# Records provided:
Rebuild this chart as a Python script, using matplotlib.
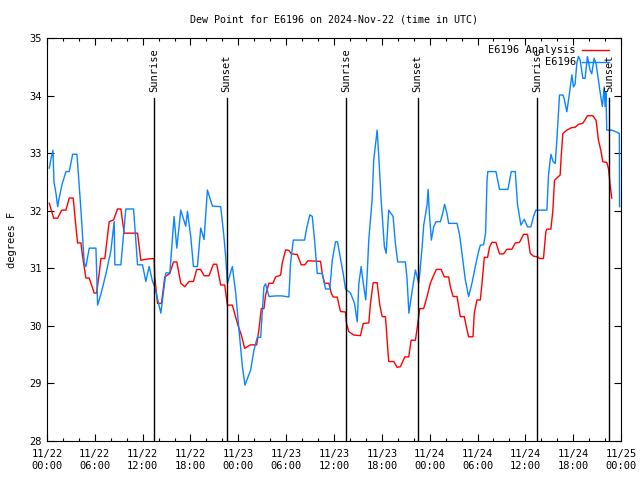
import matplotlib
matplotlib.use("Agg")
import matplotlib.pyplot as plt
from matplotlib.ticker import MultipleLocator

# hours since 11/22 00:00 UTC
analysis_hours = [0.29, 0.84, 1.34, 1.84, 2.38, 2.79, 3.29, 3.63, 3.84, 4.26, 4.47, 4.88, 5.30, 5.92,
                  6.22, 6.55, 6.76, 7.26, 7.80, 8.35, 8.85, 9.27, 9.68, 11.36, 11.77, 12.61, 13.44,
                  13.52, 13.86, 14.36, 14.78, 15.40, 15.87, 16.28, 16.78, 17.28, 17.82, 18.37, 18.78,
                  19.28, 19.70, 20.32, 20.87, 21.29, 21.79, 22.29, 22.63, 23.25, 23.95, 24.38, 24.79,
                  25.54, 26.30, 26.58, 26.88, 27.21, 27.42, 27.84, 28.34, 28.68, 29.30, 29.51, 29.93,
                  30.34, 30.64, 31.39, 31.89, 32.34, 32.72, 34.31, 34.52, 34.81, 35.35, 35.65, 35.90,
                  36.40, 36.81, 37.44, 37.57, 37.85, 38.48, 39.32, 39.66, 40.36, 40.57, 40.91, 41.41,
                  41.74, 42.04, 42.45, 42.66, 42.86, 43.49, 43.91, 44.33, 44.87, 45.37, 45.67, 46.21,
                  46.52, 46.75, 47.24, 47.67, 48.08, 48.50, 48.84, 49.42, 49.84, 50.38, 50.59, 50.93,
                  51.43, 51.84, 52.34, 52.59, 52.88, 53.43, 53.59, 53.93, 54.35, 54.56, 54.85, 55.26,
                  55.51, 55.81, 56.31, 56.76, 57.26, 57.69, 58.31, 58.73, 59.27, 59.77, 60.27, 60.61,
                  61.02, 61.52, 61.77, 62.27, 62.40, 62.57, 62.70, 63.20, 63.45, 63.65, 64.36, 64.49,
                  64.70, 65.20, 65.74, 66.24, 66.65, 67.21, 67.49, 67.78, 68.46, 68.87, 69.16, 69.46,
                  69.71, 70.21, 70.41, 70.53, 70.62, 70.84]
analysis_dewpt = [32.13, 31.87, 31.87, 32.01, 32.01, 32.22, 32.22, 31.72, 31.44, 31.44, 31.20, 30.83,
                  30.83, 30.57, 30.57, 30.91, 31.17, 31.17, 31.81, 31.84, 32.03, 32.03, 31.61, 31.61,
                  31.14, 31.16, 31.17, 30.85, 30.39, 30.39, 30.85, 30.91, 31.11, 31.11, 30.74, 30.68,
                  30.77, 30.77, 30.98, 30.98, 30.87, 30.87, 31.07, 31.07, 30.71, 30.71, 30.36, 30.36,
                  30.01, 29.84, 29.61, 29.67, 29.67, 29.93, 30.30, 30.30, 30.54, 30.74, 30.74, 30.85,
                  30.88, 31.09, 31.32, 31.31, 31.25, 31.24, 31.06, 31.06, 31.13, 31.12, 30.91, 30.74,
                  30.74, 30.57, 30.50, 30.50, 30.25, 30.24, 30.04, 29.90, 29.84, 29.83, 30.04, 30.05,
                  30.39, 30.75, 30.75, 30.36, 30.16, 30.16, 29.75, 29.38, 29.38, 29.28, 29.29, 29.46,
                  29.46, 29.75, 29.75, 30.05, 30.30, 30.30, 30.51, 30.74, 30.88, 30.98, 30.98, 30.85,
                  30.85, 30.68, 30.51, 30.51, 30.16, 30.16, 29.99, 29.81, 29.81, 30.22, 30.45, 30.45,
                  30.74, 31.19, 31.19, 31.37, 31.45, 31.45, 31.25, 31.25, 31.33, 31.33, 31.44, 31.45,
                  31.59, 31.59, 31.26, 31.21, 31.20, 31.17, 31.17, 31.37, 31.64, 31.68, 31.68, 32.01,
                  32.53, 32.62, 32.94, 33.34, 33.40, 33.44, 33.45, 33.50, 33.52, 33.58, 33.65, 33.65,
                  33.57, 33.23, 33.05, 32.85, 32.84, 32.74, 32.59, 32.45, 32.22]

station_hours = [0.29, 0.50, 0.75, 0.88, 1.13, 1.34, 1.50, 1.88, 2.38, 2.79, 3.22, 3.76, 4.01, 4.26,
                 4.67, 4.88, 5.30, 6.14, 6.35, 6.76, 7.39, 8.01, 8.43, 8.51, 9.27, 9.89, 10.86, 11.36,
                 11.98, 12.40, 12.81, 13.24, 13.52, 13.90, 14.28, 14.91, 15.41, 15.94, 16.28, 16.78,
                 17.40, 17.62, 18.03, 18.37, 18.87, 19.28, 19.70, 20.12, 20.75, 21.79, 22.16, 22.41,
                 22.63, 23.25, 23.67, 24.08, 24.51, 24.83, 25.54, 25.96, 26.38, 26.80, 27.21, 27.42,
                 27.84, 28.68, 29.51, 30.34, 30.55, 30.89, 32.31, 32.56, 32.97, 33.27, 33.56, 33.90,
                 34.52, 34.94, 35.47, 35.78, 36.19, 36.44, 36.73, 37.15, 37.44, 38.07, 38.57, 38.91,
                 39.11, 39.41, 39.66, 39.98, 40.16, 40.36, 40.78, 40.98, 41.41, 41.61, 41.91, 42.32,
                 42.54, 42.86, 43.41, 43.70, 43.99, 44.95, 45.17, 45.39, 45.79, 46.21, 46.62, 46.75,
                 47.05, 47.25, 47.67, 47.80, 47.96, 48.21, 48.50, 48.80, 49.34, 49.62, 49.87, 50.17,
                 50.38, 51.43, 51.75, 52.05, 52.47, 52.88, 53.30, 53.72, 54.13, 54.35, 54.76, 55.01,
                 55.19, 55.29, 56.31, 56.76, 57.81, 58.23, 58.73, 59.02, 59.44, 59.86, 60.27, 60.69,
                 61.02, 61.32, 62.70, 62.90, 63.20, 63.49, 63.74, 63.95, 64.28, 64.70, 64.86, 65.20,
                 65.53, 65.83, 66.03, 66.24, 66.45, 66.65, 66.86, 67.21, 67.49, 67.78, 68.12, 68.33,
                 68.62, 68.87, 69.16, 69.46, 69.66, 69.88, 70.00, 70.10, 70.21, 70.84, 71.37, 71.79,
                 71.81]
station_dewpt = [32.74, 32.90, 33.05, 32.50, 32.30, 32.07, 32.20, 32.45, 32.68, 32.68, 32.98, 32.98,
                 32.50, 32.01, 31.09, 31.03, 31.35, 31.35, 30.36, 30.55, 30.90, 31.30, 31.81, 31.06,
                 31.06, 32.03, 32.03, 31.06, 31.06, 30.77, 31.03, 30.77, 30.68, 30.45, 30.22, 30.92,
                 30.92, 31.90, 31.35, 32.01, 31.73, 31.99, 31.55, 31.03, 31.03, 31.70, 31.50, 32.36,
                 32.08, 32.07, 31.60, 31.20, 30.74, 31.03, 30.57, 29.93, 29.29, 28.97, 29.23, 29.58,
                 29.80, 29.80, 30.68, 30.73, 30.51, 30.52, 30.52, 30.50, 31.09, 31.49, 31.49, 31.69,
                 31.93, 31.90, 31.49, 30.91, 30.91, 30.64, 30.64, 31.14, 31.46, 31.46, 31.23, 30.91,
                 30.64, 30.57, 30.39, 30.07, 30.73, 31.03, 30.75, 30.45, 30.90, 31.49, 32.19, 32.88,
                 33.40, 32.95, 32.19, 31.37, 31.26, 32.01, 31.90, 31.43, 31.11, 31.11, 30.80, 30.22,
                 30.60, 30.97, 30.74, 30.90, 31.37, 31.75, 32.10, 32.37, 31.95, 31.49, 31.72, 31.81,
                 31.81, 31.95, 32.11, 31.95, 31.78, 31.78, 31.58, 31.26, 30.80, 30.51, 30.74, 31.03,
                 31.29, 31.40, 31.41, 31.61, 32.53, 32.68, 32.68, 32.37, 32.37, 32.68, 32.68, 32.10,
                 31.75, 31.85, 31.72, 31.72, 31.90, 32.01, 32.01, 32.62, 32.98, 32.85, 32.82, 33.23,
                 34.01, 34.01, 33.95, 33.72, 34.04, 34.36, 34.15, 34.20, 34.56, 34.68, 34.62, 34.30,
                 34.30, 34.68, 34.44, 34.38, 34.65, 34.55, 34.27, 33.98, 33.81, 34.15, 33.81, 34.05,
                 33.40, 33.40, 33.37, 33.34, 32.07]

sun_events = ["Sunrise", "Sunset", "Sunrise", "Sunset", "Sunrise", "Sunset"]
sun_hours = [13.44, 22.54, 37.48, 46.50, 61.52, 70.54]

tick_labels = ["11/22\n00:00", "11/22\n06:00", "11/22\n12:00", "11/22\n18:00",
               "11/23\n00:00", "11/23\n06:00", "11/23\n12:00", "11/23\n18:00",
               "11/24\n00:00", "11/24\n06:00", "11/24\n12:00", "11/24\n18:00",
               "11/25\n00:00"]

plt.rcParams['font.family'] = ['DejaVu Sans Mono']
plt.rcParams['font.size'] = 7

fig = plt.figure(figsize=(6.4, 4.8), dpi=100)
ax = fig.add_axes([0.0734, 0.0813, 0.897, 0.8395])

ax.plot(analysis_hours, analysis_dewpt, color="#ff0000", lw=1.0, label="E6196 Analysis")
ax.plot(station_hours, station_dewpt, color="#0a84ff", lw=1.0, label="E6196")

for name, h in zip(sun_events, sun_hours):
    ax.plot([h, h], [28, 33.95], color="black", lw=1.0)
    ax.text(h, 34.07, name, rotation=90, ha="center", va="bottom", fontsize=7.5)

ax.set_xlim(0, 72)
ax.set_ylim(28, 35)
ax.set_xticks(range(0, 73, 6))
ax.set_xticklabels(tick_labels)
ax.xaxis.set_minor_locator(MultipleLocator(2))
ax.yaxis.set_major_locator(MultipleLocator(1))
ax.tick_params(which="both", direction="in", top=True, right=True, labelsize=7.5)
ax.tick_params(which="major", length=5, width=0.8)
ax.tick_params(which="minor", length=2.5, width=0.8)
ax.tick_params(axis="x", pad=6)

ax.set_title("Dew Point for E6196 on 2024-Nov-22 (time in UTC)", fontsize=7.2, pad=11)
ax.set_ylabel("degrees F", fontsize=7.5, labelpad=9)

leg = ax.legend(loc="upper right", frameon=False, markerfirst=False, fontsize=7.5,
                handlelength=2.6, handletextpad=0.6, labelspacing=0.2,
                borderaxespad=0.3, bbox_to_anchor=(0.992, 1.0))
for vp in leg._legend_handle_box.get_children():
    vp.align = "right"

fig.savefig("out.png", dpi=100)
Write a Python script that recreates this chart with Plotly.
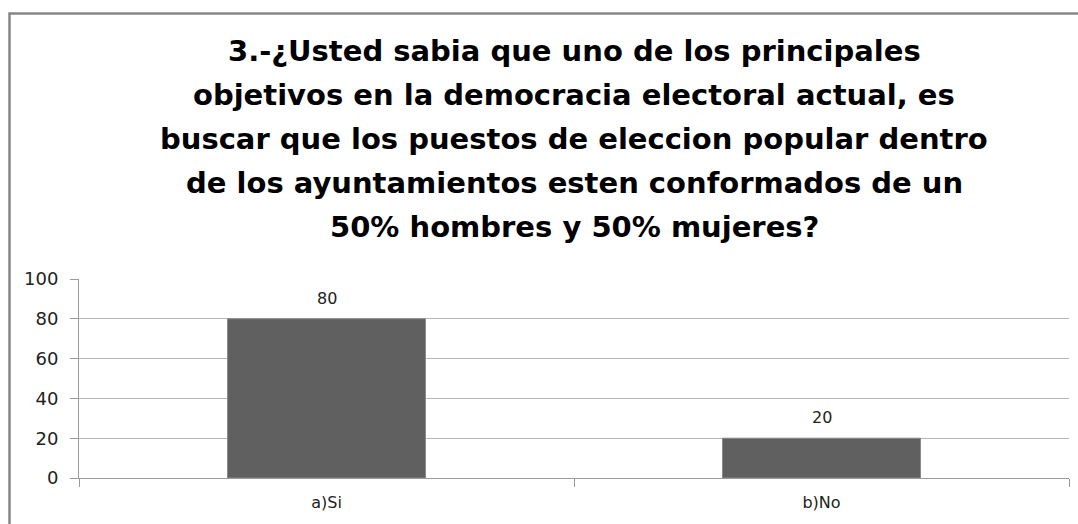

# What needs to be done:
Write out again, exactly, the lines from the start of the listing up to the line containing "from matplotlib.ticker import MultipleLocator", with both ends and without pictures.

# Answer for this exercise:
Rebuild this chart as a Python script, using matplotlib.
import matplotlib
matplotlib.use("Agg")
import matplotlib.pyplot as plt
from matplotlib.ticker import MultipleLocator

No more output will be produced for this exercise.